Sunday, June 01, 2008

Loan waiver culture - The ET editorial

21st May 2008 dated The Economic Times editorial (Waiver hits credit culture) lamets that waiver of farm loans by the Government of India has resulted in increased defaults.
The government’s farm loan waiver scheme has already caused default rates to rise, forcing the country’s largest bank, the State Bank of India (SBI), to temporarily stop funding tractor and farm equipment purchases.
Of course, the finance minister P.Chidambaram immediately intervened and directed the state owned bank to continue giving tractor loans.

Muhammad Yunus of Grameen Bank has severely criticised bank loan waivers by the Government owned Bangladeshi banks and how this has seriously affected the operations of microfinance bank, Grameen.

Paying back the loan is a cultural concept. People borrowing money should feel the strong moral urge to pay the loans back. Loan waivers instead make them feel that if things go really, really bad, Government will step in and cancel the interest payable and even the principal. This will make even the decent guys default on their loans.

Such a culture will seriously impact the microfinance institutions operating in the rural areas. The farmer whose agricultural loan from the state owned bank was waived, will have a wife who is the ideal candidate for taking loans from a microfinance company. Think about her attitude to paying the loans back, when her husband's loan gets waived by the Government itself!
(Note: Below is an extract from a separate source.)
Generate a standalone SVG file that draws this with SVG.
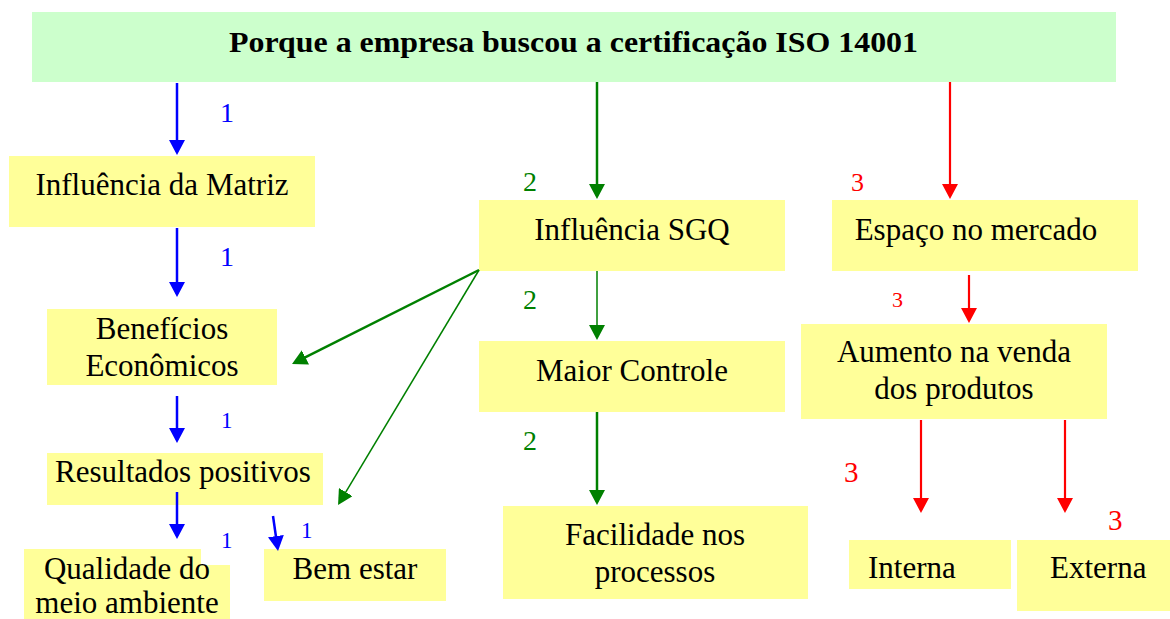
<svg xmlns="http://www.w3.org/2000/svg" width="1170" height="619" viewBox="0 0 1170 619">
<style>
.box{fill:#FFFF99;stroke:none}
.title{fill:#CCFFCC;stroke:none}
text{font-family:"Liberation Serif","Times New Roman",serif}
.t{font-size:31px;fill:#000;text-anchor:middle}
.tl{font-size:31px;fill:#000}
.tt{font-size:30px;font-weight:bold;fill:#000}
.b{fill:#0000FF}
.g{fill:#008000}
.r{fill:#FF0000}
.lb{stroke:#0000FF;stroke-width:2.5;fill:none}
.lg{stroke:#008000;stroke-width:2.5;fill:none}
.lgt{stroke:#008000;stroke-width:1.5;fill:none}
.lr{stroke:#FF0000;stroke-width:2.2;fill:none}
</style>
<defs>
<marker id="ab" viewBox="0 0 15 16" refX="12" refY="8" markerWidth="15" markerHeight="16" markerUnits="userSpaceOnUse" orient="auto"><path d="M0,0 L15,8 L0,16 Z" fill="#0000FF"/></marker>
<marker id="ag" viewBox="0 0 15 16" refX="12" refY="8" markerWidth="15" markerHeight="16" markerUnits="userSpaceOnUse" orient="auto"><path d="M0,0 L15,8 L0,16 Z" fill="#008000"/></marker>
<marker id="ar" viewBox="0 0 15 16" refX="12" refY="8" markerWidth="15" markerHeight="16" markerUnits="userSpaceOnUse" orient="auto"><path d="M0,0 L15,8 L0,16 Z" fill="#FF0000"/></marker>
</defs>
<rect width="1170" height="619" fill="#FFFFFF"/>

<g id="title">
<rect class="title" x="32" y="12" width="1084" height="70"/>
<text class="tt" x="229" y="52" textLength="689" lengthAdjust="spacingAndGlyphs">Porque a empresa buscou a certificação ISO 14001</text>
</g>

<g id="influencia-matriz">
<rect class="box" x="9" y="156" width="306" height="71"/>
<text class="t" x="162" y="195">Influência da Matriz</text>
</g>
<g id="beneficios">
<rect class="box" x="47" y="309" width="230" height="76"/>
<text class="t" x="162" y="339">Benefícios</text>
<text class="t" x="162" y="376">Econômicos</text>
</g>
<g id="resultados">
<rect class="box" x="47" y="453" width="276" height="52"/>
<text class="t" x="183" y="482">Resultados positivos</text>
</g>
<g id="qualidade">
<path class="box" d="M24,549 H201 V565 H230 V619 H24 Z"/>
<text class="t" x="127" y="579">Qualidade do</text>
<text class="t" x="127" y="613">meio ambiente</text>
</g>
<g id="bem-estar">
<rect class="box" x="264" y="549" width="182" height="52"/>
<text class="t" x="355" y="579">Bem estar</text>
</g>

<g id="influencia-sgq">
<rect class="box" x="479" y="200" width="306" height="71"/>
<text class="t" x="632" y="240">Influência SGQ</text>
</g>
<g id="maior-controle">
<rect class="box" x="479" y="341" width="306" height="71"/>
<text class="t" x="632" y="381">Maior Controle</text>
</g>
<g id="facilidade">
<rect class="box" x="503" y="506" width="305" height="93"/>
<text class="t" x="655" y="545">Facilidade nos</text>
<text class="t" x="655" y="582">processos</text>
</g>

<g id="espaco">
<rect class="box" x="832" y="200" width="306" height="71"/>
<text class="t" x="976" y="240">Espaço no mercado</text>
</g>
<g id="aumento">
<rect class="box" x="801" y="324" width="306" height="95"/>
<text class="t" x="954" y="362">Aumento na venda</text>
<text class="t" x="954" y="399">dos produtos</text>
</g>
<g id="interna">
<rect class="box" x="849" y="540" width="162" height="49"/>
<text class="tl" x="868" y="578">Interna</text>
</g>
<g id="externa">
<rect class="box" x="1017" y="540" width="153" height="71"/>
<text class="tl" x="1050" y="578">Externa</text>
</g>

<g id="connectors">
<line class="lb" x1="177" y1="83" x2="177" y2="152" marker-end="url(#ab)"/>
<line class="lb" x1="177" y1="228" x2="177" y2="294" marker-end="url(#ab)"/>
<line class="lb" x1="177" y1="396" x2="177" y2="440" marker-end="url(#ab)"/>
<line class="lb" x1="177" y1="492" x2="177" y2="536" marker-end="url(#ab)"/>
<line class="lb" x1="273" y1="516" x2="277.6" y2="548" marker-end="url(#ab)"/>

<line class="lg" x1="597" y1="82" x2="597" y2="196" marker-end="url(#ag)"/>
<line class="lgt" x1="597" y1="271" x2="597" y2="337" marker-end="url(#ag)"/>
<line class="lg" x1="597" y1="412" x2="597" y2="502" marker-end="url(#ag)"/>
<line class="lg" x1="479" y1="270" x2="294.7" y2="362.7" marker-end="url(#ag)"/>
<line class="lgt" x1="479" y1="270" x2="339.6" y2="502.4" marker-end="url(#ag)"/>

<line class="lr" x1="950" y1="82" x2="950" y2="196" marker-end="url(#ar)"/>
<line class="lr" x1="969" y1="275" x2="969" y2="320" marker-end="url(#ar)"/>
<line class="lr" x1="921" y1="420" x2="921" y2="510" marker-end="url(#ar)"/>
<line class="lr" x1="1065" y1="420" x2="1065" y2="510" marker-end="url(#ar)"/>
</g>

<g id="labels">
<text class="b" x="220" y="122" font-size="28">1</text>
<text class="b" x="220" y="266" font-size="28">1</text>
<text class="b" x="221" y="428" font-size="23">1</text>
<text class="b" x="221" y="548" font-size="23">1</text>
<text class="b" x="301" y="538" font-size="23">1</text>
<text class="g" x="523" y="191" font-size="28">2</text>
<text class="g" x="523" y="309" font-size="28">2</text>
<text class="g" x="523" y="450" font-size="28">2</text>
<text class="r" x="851" y="191" font-size="26">3</text>
<text class="r" x="892" y="307" font-size="22">3</text>
<text class="r" x="844" y="482" font-size="29">3</text>
<text class="r" x="1108" y="530" font-size="29">3</text>
</g>
</svg>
The same ET editorial says the following:
It is also important to ensure that micro-finance and not bank lending becomes the dominant way of disbursing credit to the farm sector. The entrenched patronage culture has meant that despite farm credit growing at a fast pace, the number of farmers covered has not increased proportionately, implying that the same set of beneficiaries are cornering the increased credit.
No right thinking MFI should enter the farm loan sector. It is the most dangerous sector in India and also Bangladesh. As long as Government intervention persists, privately funded MFIs should never lend any money to the farmers. Muhammad Yunus has made this very clear... he stays as far away from the farm sector as possible, and he is managing a large bank. The Indian MFIs are tiny compared to Grameen and they will be killed by the farmers and Indian Government together.

The Indian Government has made the lives of several cooperative agricultural banks and societies crippled. The government will announce the loan waiver and the banks will be reimbursed at a later date, sometimes spreading over 5 years the money lost from waiving the loans. During this time, the cooperative banks will struggle to operate. Larger nationalised banks will manage because of their other portfolios.

Providing relief to the farmers in distress is very important. I am not against that. However the methodology should be carefully thought out. Low interest or no interest loans from Government directly to the affected, who in turn pay the banks for the loans they have taken should be the way to go. Rather than waiving the loans, give them a further liberal loan which they can pay back slowly. Yunus has done this in case of Grameen.

The Government can offer to pay the premia on crop insurance out of their budgeteray allocation, thereby offering completely free of cost insurance to the farmers. That would be acceptable. As it is, farm income is not taxed. Water comes free wherever farmers live in the river bed. Fertiliser is subsidised by the Government. In several Indian states, power is free to the farmers, or offered at extremely cheap rates by heavy subsidy.

If despite all this the farmers fail, it is because of the vagaries in the weather, lack of proper education, outdated methods of farming, highly fragmented fields reducing the yield drastically, complete lack of crop insurance and lack of cold storage facilities which can help them to get good price.

Rather than waiving the loans, the government should focus on improving the agricultural infrastructure and educating the farmers.

A panchayat near Chennai - Kuthampakkam - had a president called Elango for the last two terms. Currently someone else runs the panchayat. Kuthambakkam used to be full of thieves and robbers. (The word 'Kutham' is Tamil means 'Crime'. Pakkam is Ville. The place itself was called Crimeville, so you can imagine what the inhabitants used to do there!) He gave a speech couple of years ego on what he achieved there. He helped the farmers get loans, on the condition that they pay back the loans to the banks so they can get more loans. He helped set up flour mills, so that local entrepreneurs will procure the produce and pay a decent money and make the same into value added products. He got the village women to press oil, mill rice, make flour, produce other processed food and helped them to sell in the nearby towns. The village started propspering.

When DMK won the state elections in Tamil Nadu, one of the first thing they did was to waive off agricultural loans taken from the state controlled co-operative banks. Elango said that the farmers in his village started giving him dirty looks for forcing them to pay the loans back, while their brothers elsewhere enjoyed complete waiver. (His presentation @ slideshare in English, His speech from in Tamil, My blog post then about this presentation in Tamil.)

How one man's laudable efforts end up for nought by the thoughtless 'waiver' actions of a government!